§ WHAT YOU ARE ASKED TO DO
Pictures aside, quote the whole listing exactly.

Records contained in a dataset:
━━━

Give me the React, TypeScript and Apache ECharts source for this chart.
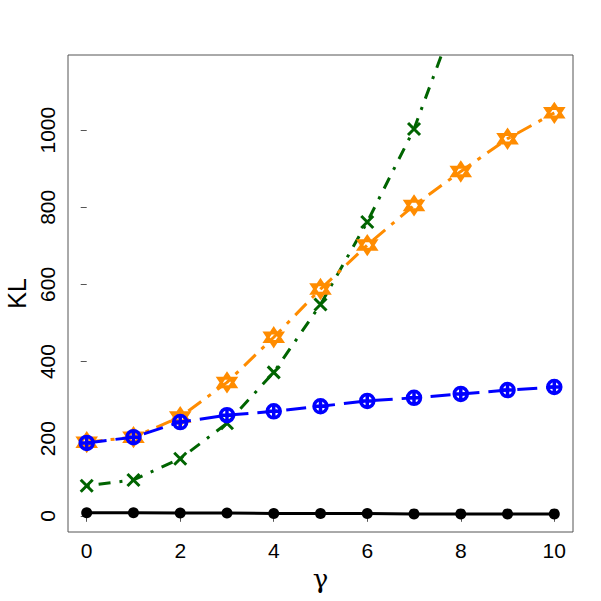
import React, { useEffect, useRef } from "react";
import * as echarts from "echarts";

const gammaValues = [0, 1, 2, 3, 4, 5, 6, 7, 8, 9, 10];
const blackSeries = [8, 8, 7, 7, 6, 6, 6, 5, 5, 5, 5];
const blueSeries = [189, 204, 243, 261, 271, 284, 298, 306, 316, 326, 334];
const orangeSeries = [191, 204, 256, 346, 463, 588, 702, 805, 893, 978, 1045];
const greenSeries = [78, 93, 148, 240, 372, 548, 762, 1003, 1330, 1680, 2050];
const xTicks = [0, 2, 4, 6, 8, 10];
const yTicks = [0, 200, 400, 600, 800, 1000];

const PLUS_CIRCLE =
  "path://M0,-10 A10,10 0 1,1 0,10 A10,10 0 1,1 0,-10 Z M-10,0 L10,0 M0,-10 L0,10";
const STAR_DAVID =
  "path://M0,-10 L8.66,5 L-8.66,5 Z M0,10 L8.66,-5 L-8.66,-5 Z";
const CROSS = "path://M-10,-10 L10,10 M-10,10 L10,-10";

function pairs(vals: number[]) {
  return gammaValues.map((g, i) => [g, vals[i]]);
}

export default function App() {
  const ref = useRef<HTMLDivElement>(null);
  useEffect(() => {
    if (!ref.current) return;
    const chart = echarts.init(ref.current, null, { renderer: "svg" });
    const font = "Liberation Sans";
    chart.setOption({
      animation: false,
      backgroundColor: "#ffffff",
      grid: {
        left: 68,
        right: 28,
        top: 55,
        bottom: 69,
        show: true,
        borderColor: "#555555",
        borderWidth: 1,
        backgroundColor: "transparent",
        outerBoundsMode: "none",
        containLabel: false,
      },
      xAxis: {
        type: "value",
        min: -0.4,
        max: 10.4,
        name: "γ",
        nameLocation: "middle",
        nameGap: 26,
        nameTextStyle: { fontFamily: "DejaVu Serif", fontSize: 26, color: "#000" },
        axisLine: { show: false },
        splitLine: { show: false },
        axisTick: {
          show: true,
          inside: false,
          length: 6,
          customValues: xTicks,
          lineStyle: { color: "#555555" },
        },
        axisLabel: {
          customValues: xTicks,
          formatter: (v: number) => String(v),
          fontFamily: font,
          fontSize: 21,
          color: "#000",
          margin: 8,
        },
      },
      yAxis: {
        type: "value",
        min: -42,
        max: 1195,
        name: "KL",
        nameLocation: "middle",
        nameGap: 37,
        nameTextStyle: { fontFamily: font, fontSize: 25, color: "#000" },
        axisLine: { show: false },
        splitLine: { show: false },
        axisTick: {
          show: true,
          inside: false,
          length: 6,
          customValues: yTicks,
          lineStyle: { color: "#555555" },
        },
        axisLabel: {
          customValues: yTicks,
          formatter: (v: number) => String(v),
          rotate: 90,
          fontFamily: font,
          fontSize: 21,
          color: "#000",
          margin: 10,
        },
      },
      series: [
        {
          type: "line",
          data: pairs(blackSeries),
          symbol: "circle",
          symbolSize: 11,
          lineStyle: { color: "#000", width: 3 },
          itemStyle: { color: "#000" },
          z: 2,
        },
        {
          type: "line",
          data: pairs(greenSeries),
          symbol: CROSS,
          symbolSize: 12,
          lineStyle: { color: "#006400", width: 3, type: [3, 9, 12, 9] },
          itemStyle: { color: "rgba(0,0,0,0)", borderColor: "#006400", borderWidth: 3 },
          clip: true,
          z: 3,
        },
        {
          type: "line",
          data: pairs(orangeSeries),
          symbol: STAR_DAVID,
          symbolSize: 17,
          lineStyle: { color: "#FF8C00", width: 3, type: [16, 8, 4, 8] },
          itemStyle: { color: "rgba(0,0,0,0)", borderColor: "#FF8C00", borderWidth: 3 },
          z: 4,
        },
        {
          type: "line",
          data: pairs(blueSeries),
          symbol: PLUS_CIRCLE,
          symbolSize: 13,
          lineStyle: { color: "#0000FF", width: 3, type: [20, 9] },
          itemStyle: { color: "rgba(0,0,0,0)", borderColor: "#0000FF", borderWidth: 3.5 },
          z: 5,
        },
      ],
    });
    return () => chart.dispose();
  }, []);
  return (
    <div
      ref={ref}
      style={{ position: "absolute", left: 0, top: 0, width: 601, height: 601 }}
    />
  );
}
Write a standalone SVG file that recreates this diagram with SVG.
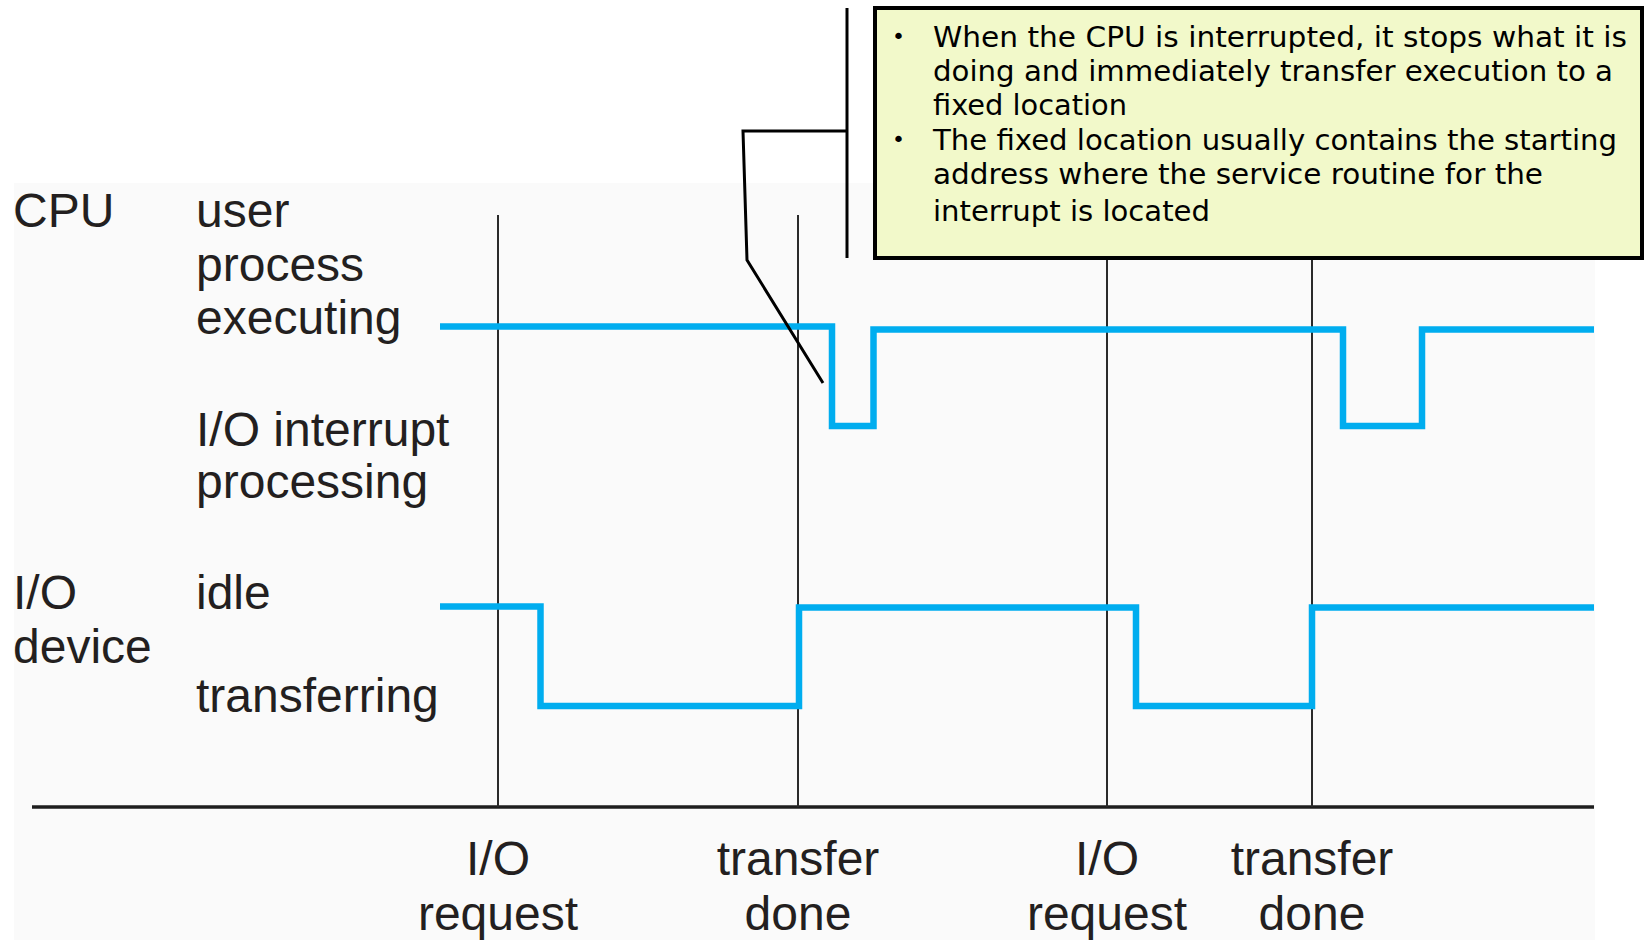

━━━

§ THE COMPLETED TASK
Give me the React, TypeScript and Apache ECharts source for this chart.
import React, { useEffect, useRef } from "react";
import * as echarts from "echarts";

const gammaValues = [0, 1, 2, 3, 4, 5, 6, 7, 8, 9, 10];
const blackSeries = [8, 8, 7, 7, 6, 6, 6, 5, 5, 5, 5];
const blueSeries = [189, 204, 243, 261, 271, 284, 298, 306, 316, 326, 334];
const orangeSeries = [191, 204, 256, 346, 463, 588, 702, 805, 893, 978, 1045];
const greenSeries = [78, 93, 148, 240, 372, 548, 762, 1003, 1330, 1680, 2050];
const xTicks = [0, 2, 4, 6, 8, 10];
const yTicks = [0, 200, 400, 600, 800, 1000];

const PLUS_CIRCLE =
  "path://M0,-10 A10,10 0 1,1 0,10 A10,10 0 1,1 0,-10 Z M-10,0 L10,0 M0,-10 L0,10";
const STAR_DAVID =
  "path://M0,-10 L8.66,5 L-8.66,5 Z M0,10 L8.66,-5 L-8.66,-5 Z";
const CROSS = "path://M-10,-10 L10,10 M-10,10 L10,-10";

function pairs(vals: number[]) {
  return gammaValues.map((g, i) => [g, vals[i]]);
}

export default function App() {
  const ref = useRef<HTMLDivElement>(null);
  useEffect(() => {
    if (!ref.current) return;
    const chart = echarts.init(ref.current, null, { renderer: "svg" });
    const font = "Liberation Sans";
    chart.setOption({
      animation: false,
      backgroundColor: "#ffffff",
      grid: {
        left: 68,
        right: 28,
        top: 55,
        bottom: 69,
        show: true,
        borderColor: "#555555",
        borderWidth: 1,
        backgroundColor: "transparent",
        outerBoundsMode: "none",
        containLabel: false,
      },
      xAxis: {
        type: "value",
        min: -0.4,
        max: 10.4,
        name: "γ",
        nameLocation: "middle",
        nameGap: 26,
        nameTextStyle: { fontFamily: "DejaVu Serif", fontSize: 26, color: "#000" },
        axisLine: { show: false },
        splitLine: { show: false },
        axisTick: {
          show: true,
          inside: false,
          length: 6,
          customValues: xTicks,
          lineStyle: { color: "#555555" },
        },
        axisLabel: {
          customValues: xTicks,
          formatter: (v: number) => String(v),
          fontFamily: font,
          fontSize: 21,
          color: "#000",
          margin: 8,
        },
      },
      yAxis: {
        type: "value",
        min: -42,
        max: 1195,
        name: "KL",
        nameLocation: "middle",
        nameGap: 37,
        nameTextStyle: { fontFamily: font, fontSize: 25, color: "#000" },
        axisLine: { show: false },
        splitLine: { show: false },
        axisTick: {
          show: true,
          inside: false,
          length: 6,
          customValues: yTicks,
          lineStyle: { color: "#555555" },
        },
        axisLabel: {
          customValues: yTicks,
          formatter: (v: number) => String(v),
          rotate: 90,
          fontFamily: font,
          fontSize: 21,
          color: "#000",
          margin: 10,
        },
      },
      series: [
        {
          type: "line",
          data: pairs(blackSeries),
          symbol: "circle",
          symbolSize: 11,
          lineStyle: { color: "#000", width: 3 },
          itemStyle: { color: "#000" },
          z: 2,
        },
        {
          type: "line",
          data: pairs(greenSeries),
          symbol: CROSS,
          symbolSize: 12,
          lineStyle: { color: "#006400", width: 3, type: [3, 9, 12, 9] },
          itemStyle: { color: "rgba(0,0,0,0)", borderColor: "#006400", borderWidth: 3 },
          clip: true,
          z: 3,
        },
        {
          type: "line",
          data: pairs(orangeSeries),
          symbol: STAR_DAVID,
          symbolSize: 17,
          lineStyle: { color: "#FF8C00", width: 3, type: [16, 8, 4, 8] },
          itemStyle: { color: "rgba(0,0,0,0)", borderColor: "#FF8C00", borderWidth: 3 },
          z: 4,
        },
        {
          type: "line",
          data: pairs(blueSeries),
          symbol: PLUS_CIRCLE,
          symbolSize: 13,
          lineStyle: { color: "#0000FF", width: 3, type: [20, 9] },
          itemStyle: { color: "rgba(0,0,0,0)", borderColor: "#0000FF", borderWidth: 3.5 },
          z: 5,
        },
      ],
    });
    return () => chart.dispose();
  }, []);
  return (
    <div
      ref={ref}
      style={{ position: "absolute", left: 0, top: 0, width: 601, height: 601 }}
    />
  );
}
Write a standalone SVG file that recreates this diagram with SVG.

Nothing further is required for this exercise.